Recommended decision framework

Use this simple framework before buying:

  • If the problem is meetings eating focus time: start with Reclaim.ai.
  • If the problem is chaotic work planning across tasks and projects: evaluate Motion first.
  • If the problem is replacing Clockwise: shortlist Reclaim.ai and Motion, but choose based on how much platform consolidation you want.
  • If your team is security-sensitive: review OAuth scopes, data retention, admin controls, and offboarding before rollout.
  • If price is the constraint: compare annual vs monthly costs and include the cost of tools you might replace.

Final verdict

For most small businesses comparing Reclaim.ai vs Motion vs Clockwise in 2026, the practical contest is now Reclaim.ai vs Motion. Clockwise’s announced product availability end date makes it difficult to recommend for new deployments.

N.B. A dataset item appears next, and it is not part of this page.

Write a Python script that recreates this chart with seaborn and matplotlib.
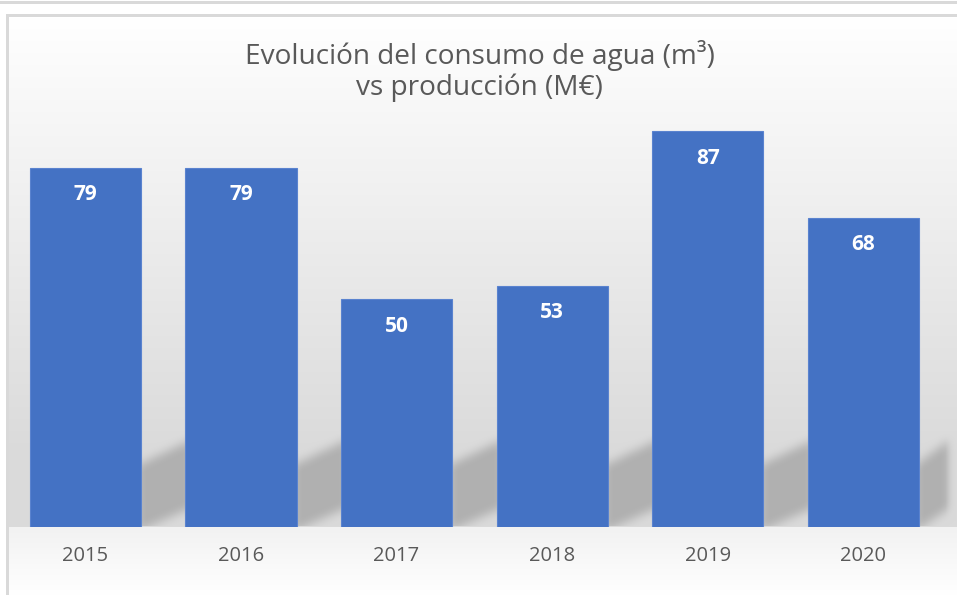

Choose Reclaim.ai if you want a calendar-first assistant that protects focus time, schedules tasks and habits, manages smart meetings, and helps the team recover time without rebuilding the entire productivity stack. Choose Motion if you want a broader AI productivity system where calendar automation is connected to tasks, projects, docs, notes, reports, and workflows.

The best answer is not the tool with the longest feature list. It is the tool that matches how your team actually loses time.

FAQ

Is Clockwise still a good choice in 2026?

For most new buyers, no. Clockwise’s public site says the product will no longer be available starting March 27, 2026. Existing customers should plan a migration path rather than starting a new long-term rollout.

Is Reclaim.ai better than Motion?

Reclaim.ai is better if your main goal is smarter calendar automation, focus-time protection, habits, buffer time, and smart meetings. Motion is better if you want calendar automation connected to tasks, projects, docs, notes, reports, and workflow automation.

Which AI calendar app is best for small teams?

Small teams with calendar pain should start by testing Reclaim.ai. Small teams that also need task and project planning should test Motion. The right choice depends on whether the team wants a calendar layer or a broader work hub.

Do AI calendar apps create security risk?

They can if deployed casually. Any tool that can read calendars, inspect tasks, schedule meetings, or integrate with work apps should be reviewed for permissions, admin controls, offboarding, and data handling. The risk is manageable, but it should not be ignored.

Should a business use more than one AI calendar app?

Usually no. Calendar automation works best when one system owns the scheduling logic. Running multiple scheduling assistants can create conflicts, duplicate rules, and confusing meeting behavior.